A Autoridade Reguladora da Concorrência (ARC) emitiu um alerta técnico sobre a estrutura accionista da Empresa Nacional de Bilhética Integrada (ENBI), considerando que a presença da Transporte Colectivo Urbano de Luanda (TCUL) como sócia minoritária distorce o funcionamento do mercado de transportes rodoviários em Angola.

Criada em 2021 com o objetivo de gerir o Sistema Nacional de Bilhética Integrada (SNBI) — plataforma centralizada para a comercialização e gestão de bilhetes nos transportes públicos, a ENBI tem como acionistas o Instituto de Gestão de Activos e Participações do Estado (IGAPE), com 85,2% do capital, e a TCUL, com 14,8%.

Contudo, segundo um estudo recente da ARC intitulado “Avaliação do Perfil Concorrencial de Políticas Públicas”, essa configuração accionista coloca a TCUL numa posição privilegiada, ao exercer, simultaneamente, três funções distintas na cadeia de valor:

  1. Operadora de transporte público (como concorrente direta de outras empresas);
  2. Vendedora de bilhetes dos serviços prestados por essas mesmas concorrentes;
  3. Gestora da distribuição das receitas do sistema bilhético entre todos os operadores.

Risco de “árbitro e jogador” no mercado

A ARC considera que esta acumulação de papéis configura um conflito de interesses estrutural, pois a TCUL, ao ser acionista da entidade que gere o SNBI, adquire capacidade de influenciar decisões técnicas, comerciais e financeiras que podem beneficiar indevidamente os seus próprios serviços em detrimento dos demais operadores  públicos ou privados.

Além disso, qualquer lucro futuro gerado pela ENBI (até agora inexistente, segundo fontes oficiais) seria distribuído proporcionalmente aos acionistas, incluindo a TCUL. Para a ARC, isso equivale a um auxílio estatal indireto, proibido pelas regras de concorrência, já que apenas uma operadora teria direito a dividendos provenientes de um sistema financiado com recursos públicos.

“Aqueles rendimentos são, na verdade, fundos públicos de que os demais operadores de mercado não beneficiam em igualdade de circunstâncias, constituindo uma vantagem capaz de distorcer a concorrência”, destaca o documento da ARC.

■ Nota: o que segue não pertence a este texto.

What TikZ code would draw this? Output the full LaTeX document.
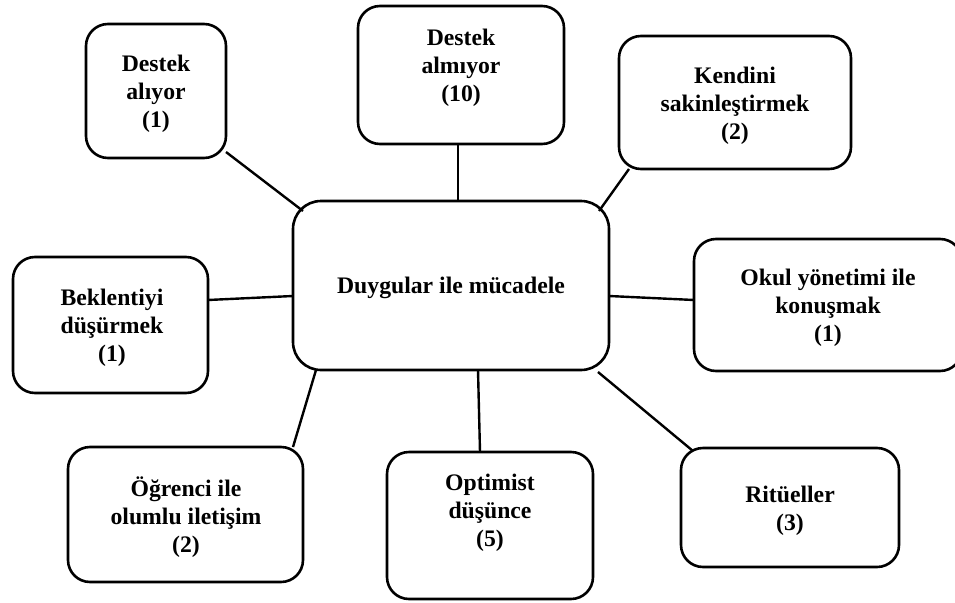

Propostas para corrigir distorções

Face aos riscos identificados, a Autoridade Reguladora da Concorrência propõe duas soluções viáveis para restabelecer a equidade no setor:

  1. Retirada total da TCUL do capital social da ENBI, com transferência das suas ações para o IGAPE, tornando a empresa 100% estatal sob gestão única e desinteressada;
  2. Reestruturação accionista inclusiva, com a entrada em igualdade de condições de todos os operadores relevantes do segmento rodoviário, públicos e privados, garantindo transparência e neutralidade na gestão do SNBI.

A segunda opção, embora mais complexa, poderia transformar a ENBI num modelo de governança partilhada, alinhado com boas práticas internacionais de gestão de sistemas de bilhética integrada.

O papel do “Giramais” e o futuro da mobilidade urbana

O SNBI é peça central do projeto “Giramais”, um programa de passes sociais destinado sobretudo a estudantes e grupos vulneráveis, com o objetivo de facilitar o acesso à mobilidade urbana em Luanda e, futuramente, noutras cidades do país. A eficácia e justiça desse programa dependem diretamente de um sistema bilhético imparcial, seguro e competitivo.

A ARC reforça que, sem correcções estruturais, o atual modelo ameaça a sustentabilidade do ecossistema de transportes, prejudica a inovação e desincentiva a entrada de novos operadores — essenciais para a modernização do setor.